Set task:
Give only the count of lines containing "matplotlib".

Provided material:

<<<<

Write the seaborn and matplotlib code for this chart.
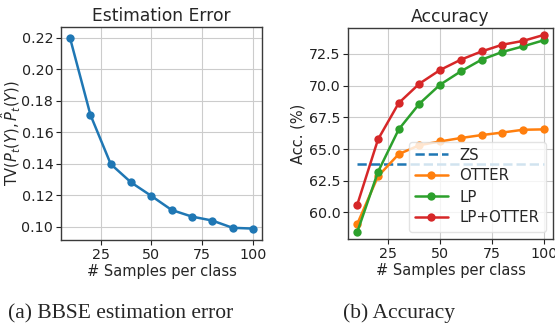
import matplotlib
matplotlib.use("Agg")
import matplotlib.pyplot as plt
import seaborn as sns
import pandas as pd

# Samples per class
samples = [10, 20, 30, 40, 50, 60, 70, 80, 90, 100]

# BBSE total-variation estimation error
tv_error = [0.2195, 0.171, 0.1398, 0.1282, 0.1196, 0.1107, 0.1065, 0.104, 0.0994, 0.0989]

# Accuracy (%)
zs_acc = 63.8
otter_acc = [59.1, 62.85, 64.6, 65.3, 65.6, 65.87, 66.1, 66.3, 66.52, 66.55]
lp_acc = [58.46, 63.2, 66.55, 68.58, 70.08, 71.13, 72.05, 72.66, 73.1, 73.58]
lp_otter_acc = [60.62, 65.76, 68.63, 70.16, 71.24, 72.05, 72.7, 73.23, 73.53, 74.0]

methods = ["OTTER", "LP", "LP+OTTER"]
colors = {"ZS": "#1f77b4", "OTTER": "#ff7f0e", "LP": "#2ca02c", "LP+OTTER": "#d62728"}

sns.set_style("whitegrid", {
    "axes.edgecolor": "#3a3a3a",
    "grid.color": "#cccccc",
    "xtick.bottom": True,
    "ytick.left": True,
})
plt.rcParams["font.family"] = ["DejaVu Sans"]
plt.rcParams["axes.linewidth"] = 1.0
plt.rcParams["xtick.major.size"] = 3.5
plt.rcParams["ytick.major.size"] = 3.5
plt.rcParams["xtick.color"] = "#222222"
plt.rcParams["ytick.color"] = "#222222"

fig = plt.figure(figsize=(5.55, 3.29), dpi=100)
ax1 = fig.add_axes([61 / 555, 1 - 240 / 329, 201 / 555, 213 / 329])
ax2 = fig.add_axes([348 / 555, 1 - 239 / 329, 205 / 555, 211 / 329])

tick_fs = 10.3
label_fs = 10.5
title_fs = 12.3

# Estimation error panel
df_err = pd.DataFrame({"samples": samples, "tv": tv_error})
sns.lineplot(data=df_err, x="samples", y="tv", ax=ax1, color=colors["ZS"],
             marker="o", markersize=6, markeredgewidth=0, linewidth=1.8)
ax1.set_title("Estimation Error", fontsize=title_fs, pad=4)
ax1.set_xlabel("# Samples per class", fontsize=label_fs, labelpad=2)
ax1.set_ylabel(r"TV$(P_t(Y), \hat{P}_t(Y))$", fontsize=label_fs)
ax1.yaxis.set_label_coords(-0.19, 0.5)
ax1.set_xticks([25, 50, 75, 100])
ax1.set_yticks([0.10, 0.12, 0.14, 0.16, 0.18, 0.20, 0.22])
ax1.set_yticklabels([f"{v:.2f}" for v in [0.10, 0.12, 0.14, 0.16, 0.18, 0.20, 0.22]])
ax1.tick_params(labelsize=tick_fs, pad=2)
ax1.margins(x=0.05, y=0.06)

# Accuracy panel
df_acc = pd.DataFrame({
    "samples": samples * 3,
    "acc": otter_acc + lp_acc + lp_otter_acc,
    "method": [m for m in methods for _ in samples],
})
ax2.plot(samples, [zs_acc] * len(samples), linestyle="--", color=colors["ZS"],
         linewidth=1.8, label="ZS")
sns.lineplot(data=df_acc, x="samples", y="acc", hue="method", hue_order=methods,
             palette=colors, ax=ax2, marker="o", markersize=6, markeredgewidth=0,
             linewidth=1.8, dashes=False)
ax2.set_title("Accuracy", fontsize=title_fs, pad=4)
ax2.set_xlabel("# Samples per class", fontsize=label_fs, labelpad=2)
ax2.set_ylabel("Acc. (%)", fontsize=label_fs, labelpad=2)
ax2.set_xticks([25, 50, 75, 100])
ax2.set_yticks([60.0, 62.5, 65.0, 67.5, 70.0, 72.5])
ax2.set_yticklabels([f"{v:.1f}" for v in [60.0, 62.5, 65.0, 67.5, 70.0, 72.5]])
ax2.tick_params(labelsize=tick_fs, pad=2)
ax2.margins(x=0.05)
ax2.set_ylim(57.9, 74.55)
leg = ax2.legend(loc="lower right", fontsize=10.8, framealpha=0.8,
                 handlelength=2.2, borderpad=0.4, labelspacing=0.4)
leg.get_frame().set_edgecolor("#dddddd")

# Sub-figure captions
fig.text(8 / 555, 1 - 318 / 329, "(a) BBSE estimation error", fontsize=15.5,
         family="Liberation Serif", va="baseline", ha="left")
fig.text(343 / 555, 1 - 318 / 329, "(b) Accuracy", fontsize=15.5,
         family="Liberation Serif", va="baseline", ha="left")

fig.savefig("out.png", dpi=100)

>>>>
<<<<

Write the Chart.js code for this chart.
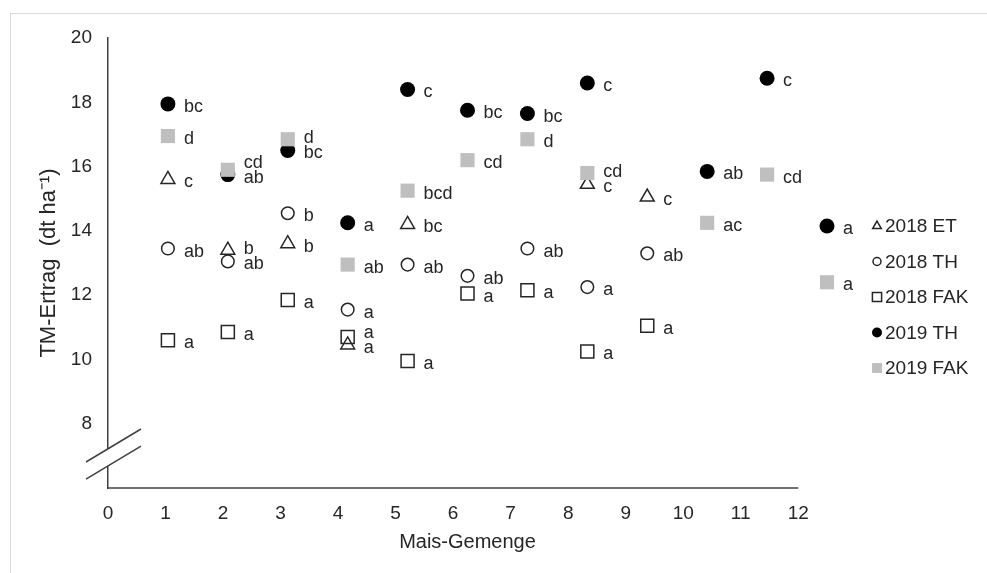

>>>>
<<<<

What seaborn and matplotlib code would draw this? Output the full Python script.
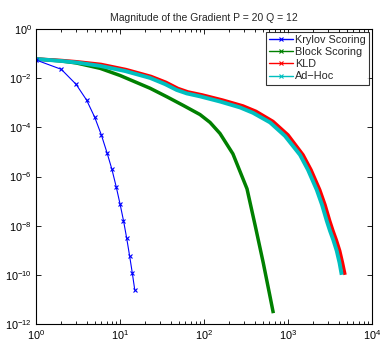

>>>>

Written response:
5